Space weather physicist and research scientist Tamitha Skov, from The Aerospace Corporation in Southern California, shared the news of the event on X as well as as imagery.
"Talk about Polar Vortex!" she shared. "Material from a northern prominence just broke away from the main filament & is now circulating in a massive polar vortex around the north pole of our Star."
She added: “Implications for understanding the Sun's atmospheric dynamics above 55° here cannot be overstated!”
The event happened on February 2, 2023. A solar prominence is a big, bright feature extending outward from the sun’s surface, NASA explains. They are anchored to the sun’s surface in the photosphere (the sun's outer layer) and extend outwards into the sun’s, ‘hot outer atmosphere, called the corona’.
The ‘red-glowing looped material’ which forms a solar prominence is plasma - a super-hot gas consisting of electrically charged hydrogen and helium.
So, to put it more simply, a large piece of plasma broke away from the sun’s surface and circled around its North Pole. The polar vortex it was swept up in is different to a polar vortex we might experience on Earth.
On our home planet, a polar vortex is a large area of cold air and low pressure that appears in the stratosphere, surrounding both of Earth’s poles, according to the National Weather Service.
Why was this 2023 event on the sun so exciting?
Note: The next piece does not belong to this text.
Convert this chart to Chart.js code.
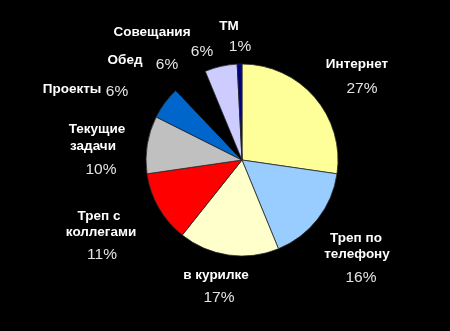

Because it’s not always seen.
Scott McIntosh, a solar physicist and deputy director at the National Center for Atmospheric Research in Boulder, Colorado, told Space.com that the prominence mentioned by Skov appears exactly at the 55 degree latitude around the sun’s polar crowns every 11 years.
Scientists say it has something to do with the reversal of the sun’s magnetic field, which happens once every solar cycle, but they don’t know what’s behind it.
"Once every solar cycle, it forms at the 55 degree latitude and it starts to march up to the solar poles," McIntosh said. "It's very curious. There is a big 'why' question around it. Why does it only move toward the pole one time and then disappears and then comes back, magically, three or four years later in exactly the same region?"